A Casa possui quatro técnicos em Enfermagem, sendo um nas 24h, duas enfermeiras obstetras, e serviços de apoio como Banco de Leite, nutrição, copa, almoxarifado, farmácia, zeladoria e equipe multiprofissional (médico, psicologia, assistente social e terapeuta ocupacional), servidores do HTR.

Número de atendimentos na Casa Mãe Tereza:

  • Janeiro

Total de atendimentos: 27

Total de Lages: 15

Outras localidades: 12

  • Fevereiro

Total de atendimentos: 28

Total de Lages: 17

Outras localidades: 11

  • Março

Total de atendimentos: 28

Total de Lages: 18

Outras localidades: 10

  • Abril

Total de atendimentos: 39

Total de Lages: 22

Outras localidades: 17

  • Maio e início de junho

Total de atendimentos: 33

Total de Lages: 23

Outras localidades: 10

Ponto de apoio importante

Para a coordenadora do Grupo Condutor Estadual da Rede Cegonha, Carmem Delziovo, ter um ponto de apoio no Hospital Tereza Ramos faz muita diferença para reduzir a mortalidade materna infantil e fetal.
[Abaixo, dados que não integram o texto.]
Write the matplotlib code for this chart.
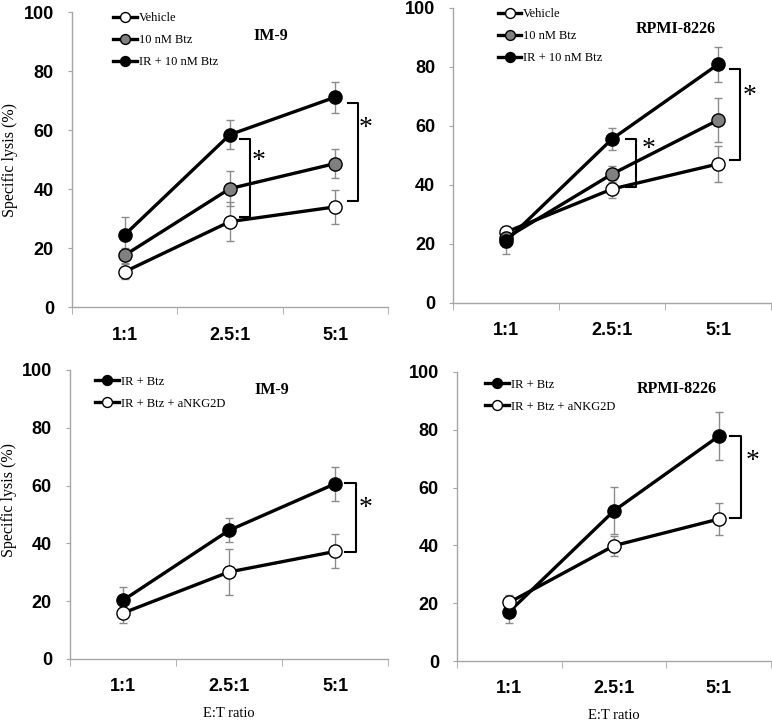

“A Casa Mãe Tereza é importante porque as mulheres com gravidez de alto risco precisam de acompanhamento de médicos e enfermeiros, mas nem sempre precisam ficar internadas no hospital. Outra situação é a procura pelo atendimento hospitalar antes do início do trabalho de parto.

Antes da Casa Mãe Tereza quando as mulheres chegavam ao hospital para internar e não estavam ainda em trabalho de parto ativo retornavam para seus municípios de origem, muitos com grande distância de Lages.

O secretário de Estado da Saúde, Acélio Casagrande, comemora a evolução nos municípios da Serra e ressalta que o melhor tratamento é a prevenção às doenças e o diagnóstico precoce. “Com um bom pré-natal, oferecido nos municípios pela Atenção Básica, vamos cada vez mais reduzir a gravidez de alto risco. Para os casos que ainda houver, temos a UTI Neonatal preparada no Hospital Tereza Ramos, com o apoio da Casa Mãe Tereza, que tem prestado um atendimento excelente”, elogia.